The melancholy song has died away. Time drags on.

[To Yegorushka] it seemed as though a hundred years had passed since the morning…. God’s world [had] come to a standstill…. with smarting eyes [he] looked before him; the lilac distance, which till then had been motionless, began heaving, and with the sky floated away into the distance. … It drew after it the brown grass, the sedge, and with extraordinary swiftness Yegorushka floated after the flying distance. Some force noiselessly drew him onwards, and … the wearisome song flew after in pursuit.

He comes out of his dream when Deniska, the driver, incurably boyish himself, distracts him by teaching him how to hop on one leg.

The narrative has scores of these little incidents. The most striking things are the encounters with people on the road. The priest is eager for gossip. The party arrive at a dirty inn run by an hysterically excited Jew and Solomon, his satanic and resentful brother. We remember that once when Chekhov was a boy he was rushed to such an inn when, after a swim, he collapsed with acute peritonitis, and a doctor saved his life. The young brother, Solomon, resents the older one because he had been treated as a servant in the past. Solomon’s only moments of liberation have come to him when he had run off to do funny Jewish turns at local fairs, but at present he is all bitterness:

“What am I doing? … The same as everyone else. … I am my brother’s servant; my brother’s the servant of the visitors; the visitors are Varlamov’s servants; and if I had ten millions, Varlamov would be my servant. … because there isn’t a gentleman … who isn’t ready to lick the hand of a scabby Jew for the sake of making a kopeck…. Everybody looks at me as though I were a dog, but if I had money Varlamov would play the fool before me just as my brother Moysey does before you.”

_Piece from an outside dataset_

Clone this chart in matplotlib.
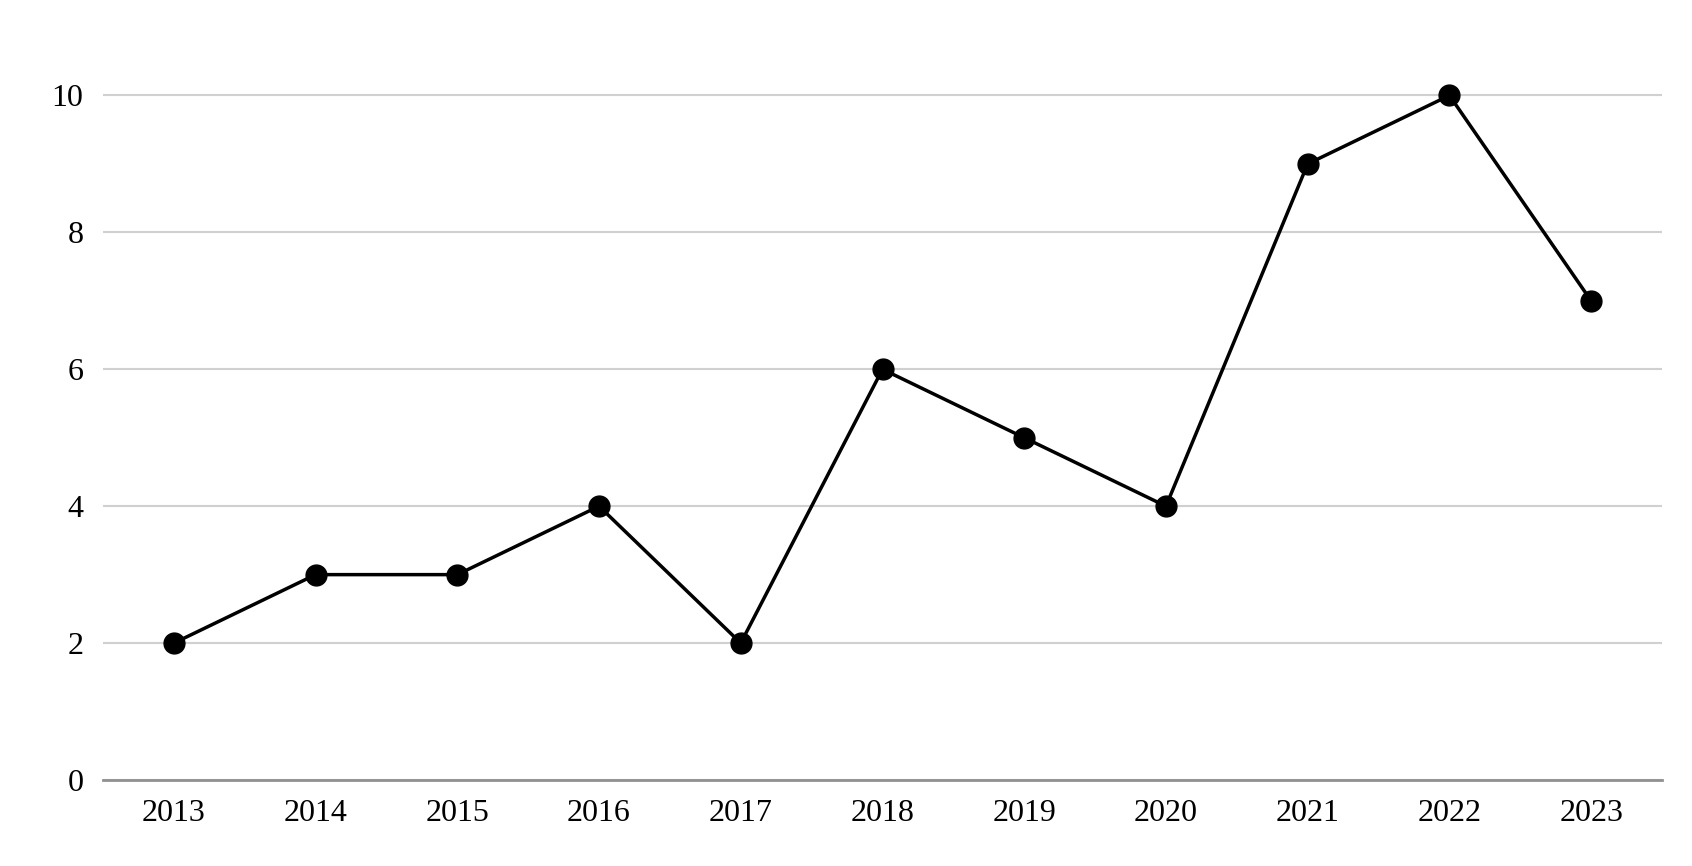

And he goes on to say: “I throw my money into the stove! … I don’t want money, or land, or sheep.”

Moysey says his brother is mad, never sleeps at night and is always thinking and thinking and when you ask him what he is thinking he is angry and laughs. They are all having tea, and Yegorushka is astounded to see Solomon counting his money, a huge pile of ruble notes. And then, as if in a dream, a beautiful and elegant woman comes in, a Polish countess with a huge estate, asking for the mysterious, powerful Varlamov; because she loves haggling in her deals with him, she laughs, doesn’t mind if she is swindled. She is a legend for miles around. Everyone has fantastic stories of her wealth. Yegorushka will never forget that she kissed him, and he is left with the idea that the unseen Varlamov must be an all-powerful wonder. It is a blow to him later on when he at last sees the real Varlamov: he is a nondescript moneyed merchant who swanks about, giving orders to everyone.

The journey crawls on and suddenly the boy has a shock. They catch up with a long procession of wagons carrying wool, and the stern uncle calmly hands the scared boy over to a carter. The uncle has heard that the powerful Varlamov, with whom he and the priest are going to do a deal, has left the high road for a distant village. They will pick the boy up in a day or two. Now the boy is scared and alone. Still, the carters are a jolly lot. They stop to swim naked in a pool; they catch fish and tell frightening stories of robberies and murders.

And the boy finds for the first time in his life a real enemy—one of Chekhov’s sinister and best-drawn characters, a bully named Dymov. He has heard the boy is being taken to “a gentleman’s school” and treats him with provoking contempt. Dymov is the handsome son of well-to-do peasants but has run wild in his youth, spent his money and been forced to start at the bottom and become a laborer. He has dangerous fits of resentment and takes his resentment out on the boy. “You can’t eat with your cap on, and you a gentleman, too!” he sneers. With no uncle or priest to protect him the boy faces a man he fears. He hates Dymov. In one of his sadistic fits Dymov sees a snake, jumps off his wagon and beats it to death, saying it is a viper. It is not; it is a harmless grass snake. To the carters and the boy this act is a terrible sin. Later on in his life Chekhov told the novelist Bunin that Dymov was the sort of déclassé who would either become a revolutionary or go to pieces— “but there will be no revolution in Russia.”

Soon the sky puts on one of its grand scenes: an appalling thunderstorm—and evokes one of Chekhov’s most famous descriptive images. There is a flash of lightning— “someone seemed to strike a match in the sky”—exactly the image a boy would use. The whole steppe is lit up, a hulking black cloud comes over, the wind tears the steppe to pieces, the thunder rolls across the sky. There is a downpour and the boy, alone in his wagon, covers himself with a straw mat and at one point sees a flash “so broad that [he] suddenly saw through a slit in the mat the whole highroad to the very horizon, all the waggoners and even Kiryukha’s waistcoat.”

The end of the story is flat, as life is for us when waking up from a long dream. Reality returns. His elders abruptly hand him over, at a cottage in a small town, to a woman who will take him to the school he dreads. The stern uncle and the jolly priest go off.